As part of the U.S. Agency for International Development/National Oceanic and Atmospheric Administration project to develop an improved monitoring, forecasting, and simulation system for the river Nile, the Remote Sensing Unit of the University of Bristol has been investigating and developing satellite infrared techniques for small-scale estimation of rainfall over the region of the upper Nile basin. In this paper, the need for variable IR rain/no-rain temperature thresholds as a basis for reliable satellite identification of rain areas over small scales is explained, and the spatially and temporally variable nature of optimum IR rain/no-rain threshold temperatures is examined.

Meteosat IR data covering a period of 17 months have been analyzed along with daily rain gauge reports for calibration and validation. Analyses have been carried out on a monthly basis. Optimum IR rain/no rain threshold temperatures over the study area in the east Africa region are shown to have exhibited a marked seasonal trend, with an annual variation approaching 40 K. Minimum threshold temperature values were found at the onset of the summer wet season, and maximum threshold temperature values during the driest winter months. Generally, summer threshold temperatures were low, around 230 K, and winter thresholds high, in the range of 240–260 K.
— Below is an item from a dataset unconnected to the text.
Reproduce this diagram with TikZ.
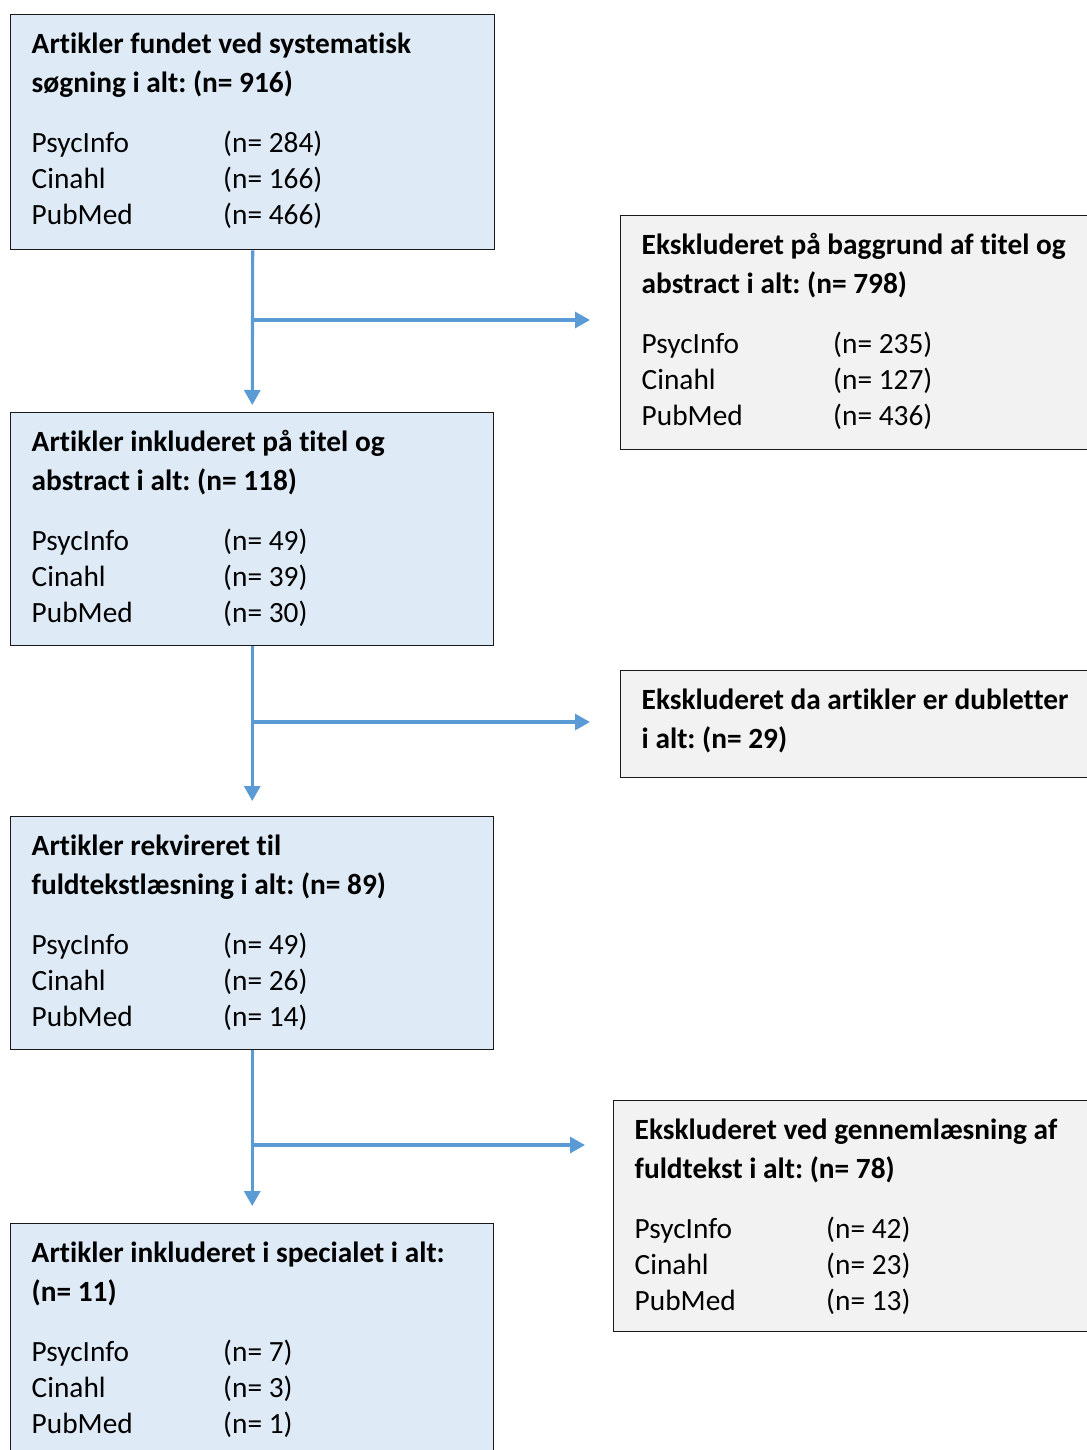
\documentclass[tikz,border=0pt]{standalone}
\usepackage{fontspec}
\setmainfont{Carlito}[Ligatures=NoCommon]
\usepackage{tikz}
\usetikzlibrary{arrows.meta,calc,positioning}
\definecolor{inclblue}{HTML}{DEEBF7}
\definecolor{exclgray}{HTML}{F2F2F2}
\definecolor{flowblue}{HTML}{5B9BD5}
\frenchspacing
\newdimen\px \px=0.75pt
\newcommand{\boxbody}[2]{\parbox[t]{#1\px}{\raggedright\fontsize{22}{27}\selectfont #2}}
\newcommand{\titlelines}[2]{\textbf{#1}\\[2.25pt]\textbf{#2}}
\newcommand{\dbrow}[2]{\makebox[191.5\px][l]{#1}#2}
\newcommand{\dbrows}[3]{\dbrow{PsycInfo}{(n= #1)}\\\dbrow{Cinahl}{(n= #2)}\\\dbrow{PubMed}{(n= #3)}}

\begin{document}
\begin{tikzpicture}[x=0.75pt,y=-0.75pt,>={Triangle[length=11.25pt,width=12pt]},
  flowbox/.style={draw=black!90,line width=1.1pt,anchor=north west,inner xsep=15.75pt,
    inner ysep=0pt,text height=29pt,text depth=#1*0.75pt-29pt},
  incl/.style={flowbox=#1,fill=inclblue},
  excl/.style={flowbox=#1,fill=exclgray},
  flow/.style={->,flowblue,line width=2.3pt}]
  \useasboundingbox (0,0) rectangle (1087,1450);
  % included articles, left column
  \node[incl=235] (b1) at (10,14) {\boxbody{442}{\titlelines{Artikler fundet ved systematisk}{søgning i alt: (n= 916)}\\[18pt]\dbrows{284}{166}{466}}};
  \node[incl=233] (b2) at (10,412) {\boxbody{441}{\titlelines{Artikler inkluderet på titel og}{abstract i alt: (n= 118)}\\[18pt]\dbrows{49}{39}{30}}};
  \node[incl=233] (b3) at (10,816) {\boxbody{441}{\titlelines{Artikler rekvireret til}{fuldtekstlæsning i alt: (n= 89)}\\[18pt]\dbrows{49}{26}{14}}};
  \node[incl=245] (b4) at (10,1223) {\boxbody{441}{\titlelines{Artikler inkluderet i specialet i alt:}{(n= 11)}\\[18pt]\dbrows{7}{3}{1}}};
  % excluded articles, right column
  \node[excl=234] (r1) at (620,215) {\boxbody{446}{\titlelines{Ekskluderet på baggrund af titel og}{abstract i alt: (n= 798)}\\[18pt]\dbrows{235}{127}{436}}};
  \node[excl=107] (r2) at (620,670) {\boxbody{446}{\titlelines{Ekskluderet da artikler er dubletter}{i alt: (n= 29)}}};
  \node[excl=231] (r3) at (613,1100) {\boxbody{453}{\titlelines{Ekskluderet ved gennemlæsning af}{fuldtekst i alt: (n= 78)}\\[18pt]\dbrows{42}{23}{13}}};
  % arrows
  \coordinate (j1) at (b1.south |- 0,320);
  \coordinate (j2) at (b2.south |- 0,722);
  \coordinate (j3) at (b3.south |- 0,1145);
  \draw[flow,shorten >=5.25pt] (b1.south) -- (b2.north);
  \draw[flow,shorten >=11.25pt] (b2.south) -- (b3.north);
  \draw[flow,shorten >=12.75pt] (b3.south) -- (b4.north);
  \draw[flow,shorten >=22.5pt] (j1) -- (j1 -| r1.west);
  \draw[flow,shorten >=22.5pt] (j2) -- (j2 -| r2.west);
  \draw[flow,shorten >=21pt] (j3) -- (j3 -| r3.west);
\end{tikzpicture}
\end{document}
During the wet season, optimum IR rain/no-rain threshold temperatures exhibited a distinct pattern of spatial variation. This was modeled as a function of pixel latitude, longitude, and surface elevation. This threshold temperature model was then used to generate threshold temperature estimates at the pixel scale from an independent Meteosat dataset for 1992. Compared with the performance of spatially uniform threshold methods, marked improvements in rain-area classification accuracy were obtained. Optimum IR rain/no-rain threshold temperature variation is therefore seen to be a result of a complex interaction of climatology, meteorology, and topography, and as such the implications of this for the design and use of regional-scale rainfall monitoring techniques are discussed.